## Exercise requirements
Extract each line bearing the word "this".

★ ★ ★ ★

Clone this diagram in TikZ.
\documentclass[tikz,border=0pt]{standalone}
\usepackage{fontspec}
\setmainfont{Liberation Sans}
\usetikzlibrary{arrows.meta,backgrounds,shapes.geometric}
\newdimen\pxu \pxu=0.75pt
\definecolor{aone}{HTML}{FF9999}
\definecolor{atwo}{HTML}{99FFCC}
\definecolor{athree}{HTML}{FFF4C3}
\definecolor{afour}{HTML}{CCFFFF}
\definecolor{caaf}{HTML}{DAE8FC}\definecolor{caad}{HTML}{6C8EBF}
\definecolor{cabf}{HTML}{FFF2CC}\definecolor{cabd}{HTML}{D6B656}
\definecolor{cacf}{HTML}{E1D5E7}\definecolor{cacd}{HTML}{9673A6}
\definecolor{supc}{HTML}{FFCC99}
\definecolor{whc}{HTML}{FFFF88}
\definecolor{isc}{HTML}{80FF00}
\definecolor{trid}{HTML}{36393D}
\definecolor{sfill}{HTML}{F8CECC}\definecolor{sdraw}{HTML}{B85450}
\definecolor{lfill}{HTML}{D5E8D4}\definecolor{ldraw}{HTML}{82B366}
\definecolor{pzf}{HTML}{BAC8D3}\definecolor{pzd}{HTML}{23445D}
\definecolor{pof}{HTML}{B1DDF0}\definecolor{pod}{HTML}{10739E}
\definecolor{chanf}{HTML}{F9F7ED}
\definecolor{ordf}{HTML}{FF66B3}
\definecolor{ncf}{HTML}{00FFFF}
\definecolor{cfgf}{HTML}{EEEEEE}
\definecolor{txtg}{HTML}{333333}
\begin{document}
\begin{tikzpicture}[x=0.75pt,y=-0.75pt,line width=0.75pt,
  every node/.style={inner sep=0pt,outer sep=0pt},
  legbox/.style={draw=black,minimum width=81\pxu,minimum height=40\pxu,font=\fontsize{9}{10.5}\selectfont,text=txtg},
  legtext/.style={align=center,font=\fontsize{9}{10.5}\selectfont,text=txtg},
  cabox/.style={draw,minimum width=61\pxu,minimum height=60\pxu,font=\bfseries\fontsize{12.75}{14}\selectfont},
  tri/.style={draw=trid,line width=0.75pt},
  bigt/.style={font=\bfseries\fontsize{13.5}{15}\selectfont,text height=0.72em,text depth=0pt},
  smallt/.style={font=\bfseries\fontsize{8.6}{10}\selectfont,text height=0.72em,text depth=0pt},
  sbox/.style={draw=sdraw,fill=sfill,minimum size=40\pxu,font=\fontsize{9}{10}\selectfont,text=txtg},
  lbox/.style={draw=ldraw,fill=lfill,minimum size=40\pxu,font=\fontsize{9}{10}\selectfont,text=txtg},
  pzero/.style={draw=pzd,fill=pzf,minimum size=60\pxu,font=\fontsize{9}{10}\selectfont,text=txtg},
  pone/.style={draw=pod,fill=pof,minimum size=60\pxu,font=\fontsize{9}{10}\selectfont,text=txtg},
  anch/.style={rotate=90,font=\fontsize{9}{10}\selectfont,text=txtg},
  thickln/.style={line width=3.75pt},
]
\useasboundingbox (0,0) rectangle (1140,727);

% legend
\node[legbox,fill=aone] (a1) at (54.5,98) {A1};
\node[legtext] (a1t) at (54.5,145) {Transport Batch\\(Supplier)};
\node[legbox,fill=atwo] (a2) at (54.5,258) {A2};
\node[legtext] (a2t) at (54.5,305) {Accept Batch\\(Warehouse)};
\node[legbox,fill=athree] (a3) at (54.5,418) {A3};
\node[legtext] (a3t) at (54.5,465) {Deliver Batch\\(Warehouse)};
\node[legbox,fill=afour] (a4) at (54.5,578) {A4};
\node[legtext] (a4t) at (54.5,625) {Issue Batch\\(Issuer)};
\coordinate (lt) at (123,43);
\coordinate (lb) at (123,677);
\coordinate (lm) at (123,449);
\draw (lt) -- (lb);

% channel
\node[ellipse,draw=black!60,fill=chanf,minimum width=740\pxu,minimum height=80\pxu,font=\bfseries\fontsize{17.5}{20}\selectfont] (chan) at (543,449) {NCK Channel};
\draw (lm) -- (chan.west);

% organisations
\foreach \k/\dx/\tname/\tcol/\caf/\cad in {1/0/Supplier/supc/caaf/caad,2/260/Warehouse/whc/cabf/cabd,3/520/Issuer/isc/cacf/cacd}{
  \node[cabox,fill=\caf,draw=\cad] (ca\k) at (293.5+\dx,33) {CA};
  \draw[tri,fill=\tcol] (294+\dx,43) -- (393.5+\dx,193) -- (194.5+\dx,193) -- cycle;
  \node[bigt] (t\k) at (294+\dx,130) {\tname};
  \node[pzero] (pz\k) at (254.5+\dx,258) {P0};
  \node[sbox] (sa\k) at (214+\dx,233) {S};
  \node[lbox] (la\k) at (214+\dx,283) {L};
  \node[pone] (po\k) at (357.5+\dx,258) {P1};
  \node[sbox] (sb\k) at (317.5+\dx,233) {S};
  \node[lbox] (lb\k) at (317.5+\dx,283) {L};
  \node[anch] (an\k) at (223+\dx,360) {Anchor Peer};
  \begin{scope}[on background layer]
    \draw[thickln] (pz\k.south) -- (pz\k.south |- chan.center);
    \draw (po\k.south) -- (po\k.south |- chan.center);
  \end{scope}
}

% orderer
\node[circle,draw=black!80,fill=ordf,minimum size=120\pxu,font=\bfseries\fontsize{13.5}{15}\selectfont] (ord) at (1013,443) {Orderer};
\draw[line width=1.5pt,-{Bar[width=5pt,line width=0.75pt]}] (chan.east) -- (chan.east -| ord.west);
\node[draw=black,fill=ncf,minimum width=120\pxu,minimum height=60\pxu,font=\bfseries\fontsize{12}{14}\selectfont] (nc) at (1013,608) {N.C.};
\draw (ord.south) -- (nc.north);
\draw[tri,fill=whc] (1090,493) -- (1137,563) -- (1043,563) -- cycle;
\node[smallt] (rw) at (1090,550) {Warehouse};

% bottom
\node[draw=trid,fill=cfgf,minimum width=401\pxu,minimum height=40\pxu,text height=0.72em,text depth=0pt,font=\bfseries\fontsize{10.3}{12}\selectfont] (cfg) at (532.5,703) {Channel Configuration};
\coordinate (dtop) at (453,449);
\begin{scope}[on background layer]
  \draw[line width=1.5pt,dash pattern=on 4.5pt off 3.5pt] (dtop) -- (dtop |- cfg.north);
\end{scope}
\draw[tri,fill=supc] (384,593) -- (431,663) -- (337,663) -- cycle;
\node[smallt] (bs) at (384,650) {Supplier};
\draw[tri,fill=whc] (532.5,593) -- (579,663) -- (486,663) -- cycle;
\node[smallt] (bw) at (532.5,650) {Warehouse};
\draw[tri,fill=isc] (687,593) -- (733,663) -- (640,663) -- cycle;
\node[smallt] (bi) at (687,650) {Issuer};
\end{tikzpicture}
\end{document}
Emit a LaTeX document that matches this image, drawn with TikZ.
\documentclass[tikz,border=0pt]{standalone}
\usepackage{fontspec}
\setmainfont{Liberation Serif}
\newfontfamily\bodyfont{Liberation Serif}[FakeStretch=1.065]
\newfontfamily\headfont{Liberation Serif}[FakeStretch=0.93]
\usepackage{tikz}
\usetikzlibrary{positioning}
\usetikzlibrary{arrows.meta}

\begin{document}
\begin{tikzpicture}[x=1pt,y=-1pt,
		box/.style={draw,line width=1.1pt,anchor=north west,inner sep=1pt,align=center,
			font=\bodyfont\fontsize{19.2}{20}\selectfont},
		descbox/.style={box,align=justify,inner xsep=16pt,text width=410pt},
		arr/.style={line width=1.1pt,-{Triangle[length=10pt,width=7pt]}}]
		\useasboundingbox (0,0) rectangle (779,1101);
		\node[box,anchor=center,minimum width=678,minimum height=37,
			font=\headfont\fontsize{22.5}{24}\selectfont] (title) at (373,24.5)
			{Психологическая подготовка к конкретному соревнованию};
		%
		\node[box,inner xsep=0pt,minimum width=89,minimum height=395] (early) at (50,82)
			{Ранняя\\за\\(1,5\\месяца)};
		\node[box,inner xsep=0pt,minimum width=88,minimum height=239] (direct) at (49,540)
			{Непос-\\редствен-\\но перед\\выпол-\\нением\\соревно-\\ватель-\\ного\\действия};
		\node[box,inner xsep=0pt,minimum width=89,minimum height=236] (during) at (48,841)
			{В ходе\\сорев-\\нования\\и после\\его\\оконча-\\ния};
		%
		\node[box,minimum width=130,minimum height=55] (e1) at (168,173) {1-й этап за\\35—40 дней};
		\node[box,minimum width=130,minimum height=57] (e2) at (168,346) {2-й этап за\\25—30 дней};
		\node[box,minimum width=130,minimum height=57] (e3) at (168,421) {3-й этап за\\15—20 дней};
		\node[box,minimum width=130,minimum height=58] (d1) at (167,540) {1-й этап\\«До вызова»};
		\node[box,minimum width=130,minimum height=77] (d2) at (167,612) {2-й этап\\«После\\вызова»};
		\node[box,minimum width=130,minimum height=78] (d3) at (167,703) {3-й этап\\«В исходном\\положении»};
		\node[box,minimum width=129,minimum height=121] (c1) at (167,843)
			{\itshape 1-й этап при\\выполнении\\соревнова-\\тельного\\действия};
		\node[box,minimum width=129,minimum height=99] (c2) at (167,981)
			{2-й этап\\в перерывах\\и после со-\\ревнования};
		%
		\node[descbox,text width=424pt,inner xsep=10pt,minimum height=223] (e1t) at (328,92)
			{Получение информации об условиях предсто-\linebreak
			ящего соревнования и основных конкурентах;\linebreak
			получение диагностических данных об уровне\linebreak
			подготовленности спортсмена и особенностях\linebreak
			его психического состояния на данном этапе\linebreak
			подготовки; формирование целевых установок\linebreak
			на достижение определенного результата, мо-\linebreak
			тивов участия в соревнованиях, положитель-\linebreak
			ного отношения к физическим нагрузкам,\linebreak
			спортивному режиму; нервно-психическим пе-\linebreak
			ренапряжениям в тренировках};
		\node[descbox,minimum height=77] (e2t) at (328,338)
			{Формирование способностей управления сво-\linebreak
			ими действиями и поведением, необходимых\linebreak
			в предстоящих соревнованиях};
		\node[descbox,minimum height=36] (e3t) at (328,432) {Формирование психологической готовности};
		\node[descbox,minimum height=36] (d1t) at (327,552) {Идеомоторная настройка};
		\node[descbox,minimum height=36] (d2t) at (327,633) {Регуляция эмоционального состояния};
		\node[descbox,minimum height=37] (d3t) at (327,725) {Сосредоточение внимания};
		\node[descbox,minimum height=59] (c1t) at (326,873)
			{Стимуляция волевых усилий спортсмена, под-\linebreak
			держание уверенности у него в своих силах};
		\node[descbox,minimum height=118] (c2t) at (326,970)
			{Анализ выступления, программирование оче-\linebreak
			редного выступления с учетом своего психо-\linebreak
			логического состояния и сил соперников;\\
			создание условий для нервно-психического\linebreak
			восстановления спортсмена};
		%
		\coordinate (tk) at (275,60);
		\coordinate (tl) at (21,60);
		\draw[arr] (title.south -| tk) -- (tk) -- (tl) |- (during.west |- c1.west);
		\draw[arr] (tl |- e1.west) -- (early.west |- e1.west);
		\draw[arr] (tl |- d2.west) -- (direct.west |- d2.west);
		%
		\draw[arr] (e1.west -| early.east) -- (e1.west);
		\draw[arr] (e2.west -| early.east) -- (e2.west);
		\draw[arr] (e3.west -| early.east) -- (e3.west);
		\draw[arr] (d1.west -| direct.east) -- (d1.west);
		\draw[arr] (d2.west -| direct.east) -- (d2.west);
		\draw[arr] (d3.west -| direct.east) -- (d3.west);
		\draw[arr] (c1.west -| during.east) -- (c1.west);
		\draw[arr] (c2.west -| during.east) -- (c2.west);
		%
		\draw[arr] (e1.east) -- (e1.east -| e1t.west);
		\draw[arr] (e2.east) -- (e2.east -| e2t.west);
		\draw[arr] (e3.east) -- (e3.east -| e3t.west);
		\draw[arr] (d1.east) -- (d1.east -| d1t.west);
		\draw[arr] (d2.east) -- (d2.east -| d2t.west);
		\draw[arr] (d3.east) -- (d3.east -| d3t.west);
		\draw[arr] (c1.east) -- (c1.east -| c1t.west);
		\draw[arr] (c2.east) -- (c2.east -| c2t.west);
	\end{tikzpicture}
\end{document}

★ ★ ★ ★

## In response
Clone this diagram in TikZ.
Emit a LaTeX document that matches this image, drawn with TikZ.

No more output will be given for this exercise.